O primeiro embate foi, logo, no início da legislatura com a escolha do Presidente da assembleia da República: foi um espetáculo degradante, não pela luta de poder, mas pela argumentação de uma pobreza estarrecedora: um esgrimir de justificações e acusações gastas onde a retórica já se esconde de vergonha.

É claro que o Chega fez o que lhe competia: esbracejou, lutou, berrou e alimentou-se, podendo, justamente, apontar: “estão a ver quando é preciso eles aliam-se, são sempre os mesmos, comem todos da mesma gamela!”. Foi para isto que quase 1.200.000 portugueses lhe confiaram o seu voto. Não foi por questões ideológicas, sequer confiantes, na sua maior parte, de que este partido cumpriria qualquer das suas promessas se fosse governo.

Subsiste no nosso país a marca deixada pelo regime anterior, não tanto pela PIDE, mas sim pela censura, em que se construiu uma sociedade do “respeitinho”, da alienação do conflito político. Na contemporaneidade, a maioria ainda pensa que o ideal é o consenso, essa espécie de adormecimento tão conveniente à dominação, à preservação do poder pelos mesmos. Passamos a uma democracia parlamentar, em que foram consignados uma série de direitos, mas que se olharmos com atenção, se pararmos para pensar, imediatamente vislumbramos traços oligárquicos bem marcados por trás da tão propalada democracia. Democracia, nos nossos tempos serve para tudo, sobretudo quando se trata de desqualificar o adversário.

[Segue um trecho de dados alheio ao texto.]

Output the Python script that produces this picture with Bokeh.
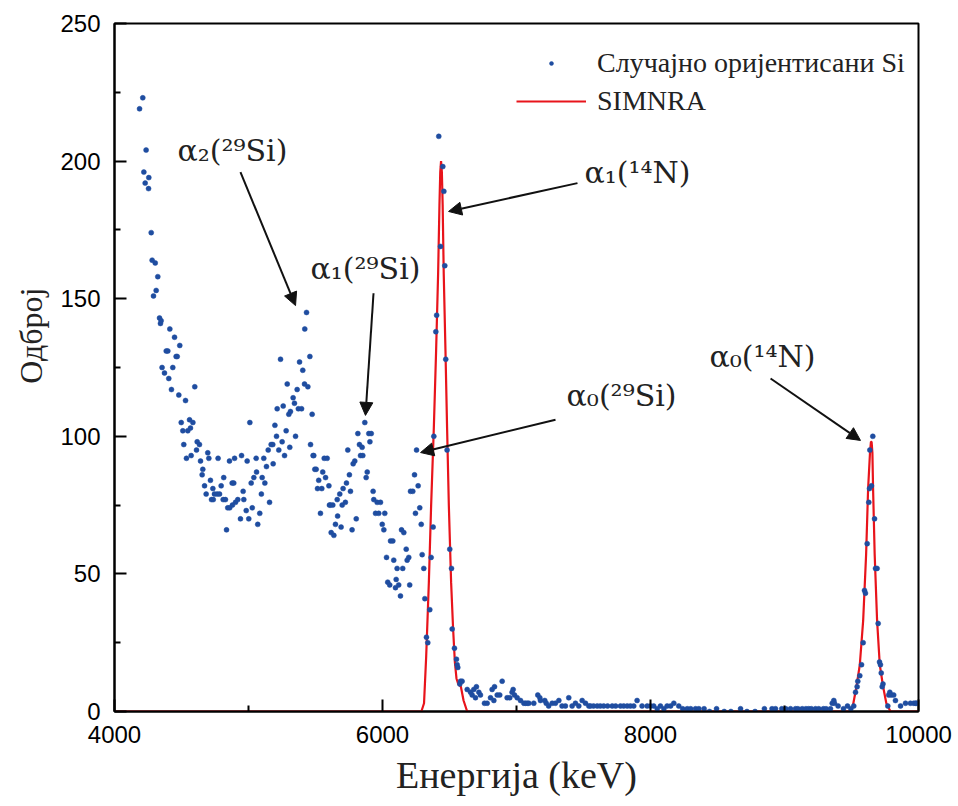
from bokeh.plotting import figure
from bokeh.models import (FixedTicker, Arrow, NormalHead, Legend, LegendItem,
                          Title, ColumnDataSource, Range1d)
from bokeh.core.properties import value
from bokeh.embed import file_html
from bokeh.resources import INLINE

# ---- measured spectrum: "Случајно оријентисани Si" (energy keV, counts)
energy = [
    4187, 4211, 4219, 4229, 4236, 4254, 4256, 4274, 4281, 4291, 4304, 4311, 4323,
    4336, 4343, 4348, 4355, 4373, 4386, 4398, 4405, 4413, 4425, 4435, 4448, 4460,
    4468, 4480, 4487, 4498, 4510, 4517, 4530, 4537, 4547, 4560, 4567, 4572, 4585,
    4599, 4612, 4617, 4634, 4642, 4654, 4659, 4672, 4684, 4696, 4704, 4716, 4724,
    4734, 4737, 4746, 4766, 4773, 4784, 4796, 4811, 4815, 4828, 4836, 4845, 4858,
    4860, 4878, 4880, 4890, 4896, 4903, 4920, 4940, 4948, 4960, 4965, 4983, 4990,
    5002, 5010, 5020, 5028, 5040, 5057, 5060, 5069, 5084, 5096, 5102, 5114, 5122,
    5134, 5147, 5157, 5169, 5181, 5184, 5197, 5209, 5214, 5226, 5239, 5251, 5259,
    5269, 5281, 5289, 5301, 5308, 5313, 5333, 5343, 5351, 5363, 5372, 5381, 5396,
    5405, 5418, 5420, 5433, 5443, 5458, 5463, 5475, 5482, 5487, 5495, 5505, 5515,
    5524, 5537, 5547, 5554, 5565, 5575, 5587, 5600, 5604, 5612, 5617, 5629, 5637,
    5649, 5662, 5665, 5681, 5691, 5699, 5706, 5723, 5731, 5741, 5753, 5761, 5773,
    5781, 5793, 5804, 5816, 5828, 5836, 5848, 5853, 5868, 5878, 5886, 5898, 5906,
    5916, 5930, 5935, 5948, 5960, 5972, 5985, 5998, 6010, 6017, 6030, 6039, 6054,
    6060, 6077, 6084, 6097, 6102, 6109, 6121, 6134, 6142, 6151, 6159, 6177, 6184,
    6196, 6203, 6209, 6226, 6239, 6246, 6254, 6266, 6278, 6289, 6296, 6308, 6316,
    6328, 6338, 6353, 6363, 6378, 6383, 6398, 6404, 6420, 6433, 6450, 6458, 6465,
    6472, 6482, 6502, 6515, 6520, 6537, 6552, 6557, 6562, 6577, 6582, 6594, 6632,
    6657, 6669, 6681, 6694, 6701, 6719, 6731, 6761, 6781, 6806, 6818, 6831, 6836,
    6856, 6875, 6893, 6930, 6950, 6967, 6975, 6985, 7005, 7030, 7055, 7067, 7080,
    7092, 7129, 7159, 7174, 7179, 7211, 7222, 7240, 7266, 7290, 7316, 7340, 7365,
    7390, 7415, 7440, 7465, 7490, 7515, 7540, 7552, 7575, 7602, 7625, 7651, 7680,
    7714, 7740, 7776, 7800, 7826, 7850, 7875, 7900, 7937, 7975, 8000, 8024, 8050,
    8074, 8100, 8124, 8150, 8174, 8211, 8240, 8274, 8300, 8336, 8361, 8400, 8440,
    8493, 8550, 8600, 8672, 8720, 8780, 8850, 8907, 8933, 8980, 9010, 9045, 9082,
    9100, 9132, 9160, 9181, 9200, 9231, 9256, 9290, 9310, 9343, 9356, 9368, 9373,
    9400, 9440, 9470, 9495, 9517, 9530, 9542, 9547, 9562, 9575, 9587, 9597, 9604,
    9617, 9629, 9634, 9637, 9649, 9659, 9672, 9679, 9691, 9699, 9709, 9716, 9722,
    9729, 9735, 9771, 9778, 9786, 9796, 9815, 9828, 9866, 9903, 9940, 9965, 9978,
    9985,
]
counts = [
    219, 223, 196, 192, 204, 190, 194, 174, 164, 151, 163, 153, 158,
    143, 141, 142, 125, 123, 131, 131, 121, 139, 117, 125, 136, 129,
    129, 115, 133, 105, 102, 97, 113, 92, 102, 106, 103, 93, 105,
    118, 95, 98, 97, 91, 86, 88, 82, 79, 94, 92, 84, 77,
    81, 77, 79, 79, 92, 79, 82, 77, 85, 77, 66, 74, 91,
    74, 83, 75, 83, 92, 76, 77, 70, 93, 80, 77, 73, 91,
    70, 105, 83, 74, 85, 92, 87, 68, 72, 79, 85, 92, 83,
    89, 95, 76, 97, 97, 90, 104, 100, 110, 95, 128, 98, 111,
    93, 102, 119, 108, 96, 109, 114, 112, 100, 117, 110, 127, 110,
    124, 119, 139, 145, 118, 129, 97, 108, 93, 93, 88, 88, 81,
    84, 72, 81, 87, 92, 85, 92, 82, 75, 75, 65, 75, 64,
    68, 77, 71, 79, 67, 75, 81, 76, 83, 95, 86, 80, 66,
    90, 91, 70, 101, 97, 93, 96, 93, 105, 85, 87, 101, 98,
    101, 80, 77, 72, 76, 72, 76, 68, 66, 72, 56, 47, 46,
    62, 62, 55, 45, 48, 52, 46, 42, 66, 52, 65, 59, 55,
    56, 46, 80, 80, 86, 72, 95, 82, 74, 68, 57, 52, 41,
    27, 25, 37, 56, 67, 100, 138, 144, 209, 169, 198, 189, 162,
    128, 95, 59, 52, 30, 23, 19, 17, 16, 10, 11, 11, 8,
    7, 6, 8, 5, 9, 7, 6, 3, 3, 5, 8, 4, 9,
    6, 6, 11, 5, 5, 7, 8, 6, 5, 4, 3, 3, 3,
    3, 3, 6, 5, 4, 4, 3, 2, 3, 3, 4, 2, 2,
    5, 2, 3, 2, 4, 3, 2, 2, 2, 2, 2, 2, 2,
    2, 2, 2, 2, 2, 2, 2, 4, 2, 2, 2, 2, 1,
    2, 1, 2, 2, 3, 2, 1, 1, 1, 1, 1, 1, 0,
    1, 0, 0, 1, 0, 0, 1, 1, 1, 1, 1, 1, 1,
    1, 1, 1, 1, 1, 1, 1, 1, 1, 1, 3, 4, 3,
    2, 1, 2, 1, 2, 7, 9, 11, 13, 17, 25, 44, 43,
    61, 76, 81, 95, 82, 100, 70, 52, 52, 32, 18, 17, 14,
    9, 10, 2, 6, 7, 6, 6, 4, 2, 3, 3, 3, 3,
    3,
]

# ---- SIMNRA simulation (energy keV, counts)
simnra_energy = [4000, 6290, 6310, 6326, 6346, 6363, 6383, 6400, 6415, 6425, 6431,
                 6437, 6443, 6449, 6457, 6470, 6482, 6495, 6512, 6527, 6540, 6552,
                 6565, 6585, 6605, 6632, 9495, 9510, 9537, 9562, 9587, 9609, 9624,
                 9638, 9645, 9650, 9656, 9661, 9673, 9691, 9711, 9736, 9760, 9791,
                 10000]
simnra_counts = [0, 0, 3, 20, 47, 75, 103, 131, 159, 184, 196,
                 200, 196, 184, 159, 131, 103, 75, 47, 30, 18, 12,
                 10, 9, 4, 0, 0, 2, 9, 17, 33, 57, 81,
                 94, 98, 98, 94, 81, 57, 33, 17, 9, 3, 0,
                 0]

x_ticks = [4000, 6000, 8000, 10000]
x_minor = [5000, 7000, 9000]
y_ticks = [0, 50, 100, 150, 200, 250]
y_minor = [25, 75, 125, 175, 225]

series_names = ["Случајно оријентисани Si", "SIMNRA"]

# ---- peak annotations (label text, label position, arrow start/end)
peak_labels = ["α₂(²⁹Si)", "α₁(²⁹Si)", "α₁(¹⁴N)", "α₀(²⁹Si)", "α₀(¹⁴N)"]
label_x = [4880, 5873, 7903, 7784, 8836]
label_y = [204, 161, 196, 115, 129]
arrow_x0 = [4940, 5933, 7455, 7291, 8896]
arrow_y0 = [196, 152, 192, 106, 121]
arrow_x1 = [5351, 5873, 6493, 6284, 9567]
arrow_y1 = [147.5, 107.6, 181.7, 94.1, 98.5]

BLUE = "#1F4DA0"
RED = "#E8141B"

p = figure(width=958, height=806, x_range=Range1d(4000, 10000), y_range=Range1d(0, 250),
           output_backend="svg", toolbar_location=None,
           min_border_left=114, min_border_right=40, min_border_top=23, min_border_bottom=95)
p.background_fill_color = "white"
p.border_fill_color = "white"
p.outline_line_color = "black"
p.outline_line_width = 2
p.xgrid.visible = False
p.ygrid.visible = False

line_r = p.line(simnra_energy, simnra_counts, line_color=RED, line_width=2.2)
scat_r = p.scatter(energy, counts, size=5, fill_color=BLUE, line_color=BLUE, line_width=0.5)

for ax, ticks, minor in ((p.xaxis[0], x_ticks, x_minor), (p.yaxis[0], y_ticks, y_minor)):
    ax.ticker = FixedTicker(ticks=ticks, minor_ticks=minor)
    ax.axis_line_width = 2
    ax.axis_line_color = "black"
    ax.major_tick_in = 12
    ax.major_tick_out = 0
    ax.minor_tick_in = 6
    ax.minor_tick_out = 0
    ax.major_tick_line_width = 2
    ax.minor_tick_line_width = 2
    ax.major_tick_line_color = "black"
    ax.minor_tick_line_color = "black"
    ax.major_label_text_font = "Liberation Sans"
    ax.major_label_text_font_size = "24px"
    ax.major_label_text_color = "black"
    ax.major_label_standoff = 14

p.xaxis[0].axis_label = "Енергија (keV)"
p.xaxis[0].axis_label_text_font = "Liberation Serif"
p.xaxis[0].axis_label_text_font_size = "38px"
p.xaxis[0].axis_label_text_font_style = "normal"
p.xaxis[0].axis_label_text_color = "#222222"
p.xaxis[0].axis_label_standoff = 8

ytitle = Title(text="Одброј", align="right", offset=264, text_font="Liberation Serif",
               text_font_size="32px", text_font_style="normal", text_color="#222222",
               standoff=14, vertical_align="top")
p.add_layout(ytitle, "left")

src = ColumnDataSource(dict(x=label_x, y=label_y, t=peak_labels))
p.text(x="x", y="y", text="t", source=src, text_font=value("DejaVu Serif"),
       text_font_size="30px", text_align="center", text_baseline="middle",
       text_color="#222222")

for xs, ys, xe, ye in zip(arrow_x0, arrow_y0, arrow_x1, arrow_y1):
    p.add_layout(Arrow(end=NormalHead(size=13, fill_color="#111111", line_color="#111111"),
                       x_start=xs, y_start=ys, x_end=xe, y_end=ye,
                       line_color="#111111", line_width=2))

legend = Legend(items=[LegendItem(label=series_names[0], renderers=[scat_r]),
                       LegendItem(label=series_names[1], renderers=[line_r])],
                location=(402, 594), orientation="vertical",
                glyph_width=70, glyph_height=10, label_height=32, label_standoff=11,
                spacing=6, padding=0, margin=0,
                label_text_font="Liberation Serif", label_text_font_size="28px",
                label_text_color="#222222",
                border_line_alpha=0, background_fill_alpha=0)
p.add_layout(legend, "center")

open("out.html", "w").write(file_html(p, INLINE))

No entanto, sopram ventos de mudança: essa é a mensagem dos tais quase 1.200.000 que demandam irreverência perante o “status quo”. Não se trata de ser contra a democracia, mas sim contra os que dela se julgam donos: foi possível nas imagens dos acontecimentos do início da legislatura, dar conta deles, sentir a náusea perante a pesporrência que até nas lágrimas se pôde encontrar. Na vacuidade das expressões sedativas do tipo “normalidade democrática”, “humildade democrática”, etç. Talvez fosse interessante solicitar aos políticos de inteligência tão refinada, que nos expliquem tais conceitos. É perante um acumular de situações, nas quais se incluem estas, que as pessoas – tenham elas o grau de instrução, a idade, posição social, mais diversa – escolheram este partido que o “status quo” pretende colocar à margem. Escapa a todos que se incluem nessa cruzada, que a forma de lutar com algo como o Chega é, precisamente, através da inclusão, da integração – expressão eufemística que normalmente equivale a domesticação -, em que rapidamente todo aquele fôlego alimentado pela retórica de café, desaparece perante a realidade da possibilidade de realização.

Irreverência, no sentido de consignar o necessário agonismo, do conflito político latente, é absolutamente necessário. Não obstante, talvez seja melhor chegarmo-nos à frente em vez de nos escudarmos num chega alimentado a “gás butano”.